Wantunn mee

What the ?!?!

by on Nov.23, 2006, under Rants

My wife asked me the following question today. Apparently it was given to one of her collegue’s kid (a primary one student) in a math test for a measly 4 marks.
The question:
A Hen costs $6
A Rooster costs $3
Chicks are $0.1 a piece.
How many Hens, Roosters and Chicks do you need if you have exactly $100 and the sum total of Hens, Roosters and Chicks must also be 100?
Yeah, I couldn’t solve it via algebra or any other mathematical method I knew. In the end, 2 minutes with perl and a text editor solved the equation in 2 seconds but bearing in mind the average P1 kid is not going to have a computer during the test (heck, not even a calculator), I’m baffled at why this would be a math question.
Anyone who knows how to solve this mathematically, drop me a note.
FYI, if you have to know the answer, click on the more link…


Answer, 1 hens 29 roosters and 70 chicks
Derived via brute force calculations and verified that there is only 1 answer possible (assuming we don’t consider parts of chickens, i.e. whole numbers only).


5 Comments for this entry

  • James

    Ooi …. how to solve. 2 equations with 3 variables?????
    Other than brute force, I don’t think there is any other method.
    Any maths teacher out there wants to enlighten us?
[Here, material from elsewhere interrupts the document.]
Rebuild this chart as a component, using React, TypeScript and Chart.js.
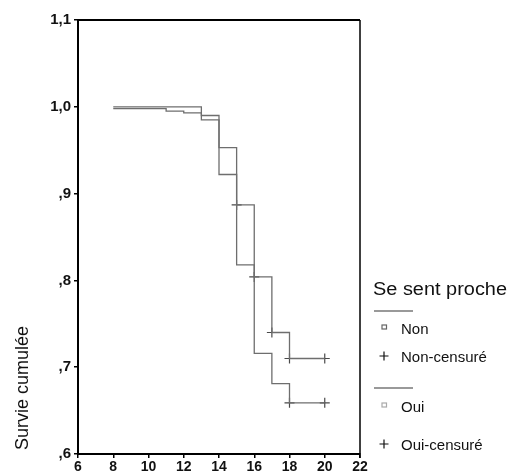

Urrm …. Miss Tan, you reading this? :P

  • Rage

    100 chicks x 0.1 = 10
    10 hen x 3 = 30
    10 rooster x 6 = 60
    Isn’t it just that?

  • wantunn

    Rage:
    100 chicks x 0.1 = 10
    10 hen x 3 = 30
    10 rooster x 6 = 60
    gives you 120 animals in total. You need 100 animals @ $100 total
    James:
    Apparently they teach something like check and guess (?) in school now to solve problems like this. Sort of like logical elimination? Not too sure since I haven’t been to primary school in a while.
    It’s supposed to be solveable in 3 steps though (yah.. beats me).

  • qoo

    #hens = x, #roosters = y, #chicks = z.
    x + y + z = 100
    $6x + $3y + $0.1z = $100
    z has to be multiples of 10.
    and price of 1h = 2r
    logically, z > x + y, if not it can never be within $100.
    So then it’s working backwards.
    if z = 90
    x + y = 10
    h + r = 100-9 = 91
    2r + r = 91 (this amt has to be divisible by 3 to get whole chickens and roosters), so we’re ditching z=90.
    if z = 80
    3r = 92 (not divisible by 3)
    if z = 70
    3r = 93 (divisible! r = 21)
    so
    hx + ry = $93
    6x + 3y = $93
    3(2x + y) = 93
    2x + y = 31
    x + y = 30
    y = 30 – x
    2x + 30 – x = 31
    x + 30 = 31
    x = 31-30 = 1
    y = 30 – 1 = 29
    x = 1, y = 29, z = 70
    ergh!!!! i took three hours to do this!!!

  • James Lee

    Urrm .. that doesn’t look like 3 steps. And they don’t teach algebra until pri 6. My wife’s niece’s just started learning that. So how’s a pri 1 student going to do that???
    BTW goo, nice job.
    Any Primary school teachers out there ????